--- START Data shown ---

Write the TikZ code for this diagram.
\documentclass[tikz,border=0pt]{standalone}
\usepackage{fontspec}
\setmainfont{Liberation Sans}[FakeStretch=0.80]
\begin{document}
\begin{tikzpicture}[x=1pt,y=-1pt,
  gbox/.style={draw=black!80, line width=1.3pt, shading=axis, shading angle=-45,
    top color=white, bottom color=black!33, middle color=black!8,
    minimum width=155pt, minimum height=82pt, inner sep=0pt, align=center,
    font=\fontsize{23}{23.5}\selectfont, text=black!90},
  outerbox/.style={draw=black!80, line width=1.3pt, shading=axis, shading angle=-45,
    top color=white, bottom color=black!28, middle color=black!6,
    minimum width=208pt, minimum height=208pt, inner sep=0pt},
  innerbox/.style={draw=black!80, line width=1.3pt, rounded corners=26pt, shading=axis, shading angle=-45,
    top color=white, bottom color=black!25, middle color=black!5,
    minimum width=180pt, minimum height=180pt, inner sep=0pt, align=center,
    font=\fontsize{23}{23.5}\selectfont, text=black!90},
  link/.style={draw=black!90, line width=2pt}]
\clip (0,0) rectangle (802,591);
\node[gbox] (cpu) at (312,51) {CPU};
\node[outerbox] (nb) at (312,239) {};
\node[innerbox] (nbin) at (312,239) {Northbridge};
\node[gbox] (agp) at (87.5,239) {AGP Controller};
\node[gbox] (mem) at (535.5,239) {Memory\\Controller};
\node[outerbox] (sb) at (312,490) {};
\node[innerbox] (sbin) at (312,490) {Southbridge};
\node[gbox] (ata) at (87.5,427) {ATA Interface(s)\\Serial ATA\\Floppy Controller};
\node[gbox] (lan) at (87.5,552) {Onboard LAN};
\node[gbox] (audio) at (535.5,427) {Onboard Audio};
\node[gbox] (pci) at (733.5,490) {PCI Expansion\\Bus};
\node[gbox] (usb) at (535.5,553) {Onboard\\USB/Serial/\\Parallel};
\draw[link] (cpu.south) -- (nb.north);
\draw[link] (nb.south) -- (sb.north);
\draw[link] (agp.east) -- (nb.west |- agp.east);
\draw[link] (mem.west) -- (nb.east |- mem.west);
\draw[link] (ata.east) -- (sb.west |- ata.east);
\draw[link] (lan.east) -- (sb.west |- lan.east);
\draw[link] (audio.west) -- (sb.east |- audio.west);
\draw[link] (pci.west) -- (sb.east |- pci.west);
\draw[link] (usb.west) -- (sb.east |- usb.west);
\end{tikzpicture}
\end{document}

--- END Data shown ---

* Task directions *
Copy out the material above in its entirety. Every detail must match.

* Task answer *
Write the TikZ code for this diagram.
\documentclass[tikz,border=0pt]{standalone}
\usepackage{fontspec}
\setmainfont{Liberation Sans}[FakeStretch=0.80]
\begin{document}
\begin{tikzpicture}[x=1pt,y=-1pt,
  gbox/.style={draw=black!80, line width=1.3pt, shading=axis, shading angle=-45,
    top color=white, bottom color=black!33, middle color=black!8,
    minimum width=155pt, minimum height=82pt, inner sep=0pt, align=center,
    font=\fontsize{23}{23.5}\selectfont, text=black!90},
  outerbox/.style={draw=black!80, line width=1.3pt, shading=axis, shading angle=-45,
    top color=white, bottom color=black!28, middle color=black!6,
    minimum width=208pt, minimum height=208pt, inner sep=0pt},
  innerbox/.style={draw=black!80, line width=1.3pt, rounded corners=26pt, shading=axis, shading angle=-45,
    top color=white, bottom color=black!25, middle color=black!5,
    minimum width=180pt, minimum height=180pt, inner sep=0pt, align=center,
    font=\fontsize{23}{23.5}\selectfont, text=black!90},
  link/.style={draw=black!90, line width=2pt}]
\clip (0,0) rectangle (802,591);
\node[gbox] (cpu) at (312,51) {CPU};
\node[outerbox] (nb) at (312,239) {};
\node[innerbox] (nbin) at (312,239) {Northbridge};
\node[gbox] (agp) at (87.5,239) {AGP Controller};
\node[gbox] (mem) at (535.5,239) {Memory\\Controller};
\node[outerbox] (sb) at (312,490) {};
\node[innerbox] (sbin) at (312,490) {Southbridge};
\node[gbox] (ata) at (87.5,427) {ATA Interface(s)\\Serial ATA\\Floppy Controller};
\node[gbox] (lan) at (87.5,552) {Onboard LAN};
\node[gbox] (audio) at (535.5,427) {Onboard Audio};
\node[gbox] (pci) at (733.5,490) {PCI Expansion\\Bus};
\node[gbox] (usb) at (535.5,553) {Onboard\\USB/Serial/\\Parallel};
\draw[link] (cpu.south) -- (nb.north);
\draw[link] (nb.south) -- (sb.north);
\draw[link] (agp.east) -- (nb.west |- agp.east);
\draw[link] (mem.west) -- (nb.east |- mem.west);
\draw[link] (ata.east) -- (sb.west |- ata.east);
\draw[link] (lan.east) -- (sb.west |- lan.east);
\draw[link] (audio.west) -- (sb.east |- audio.west);
\draw[link] (pci.west) -- (sb.east |- pci.west);
\draw[link] (usb.west) -- (sb.east |- usb.west);
\end{tikzpicture}
\end{document}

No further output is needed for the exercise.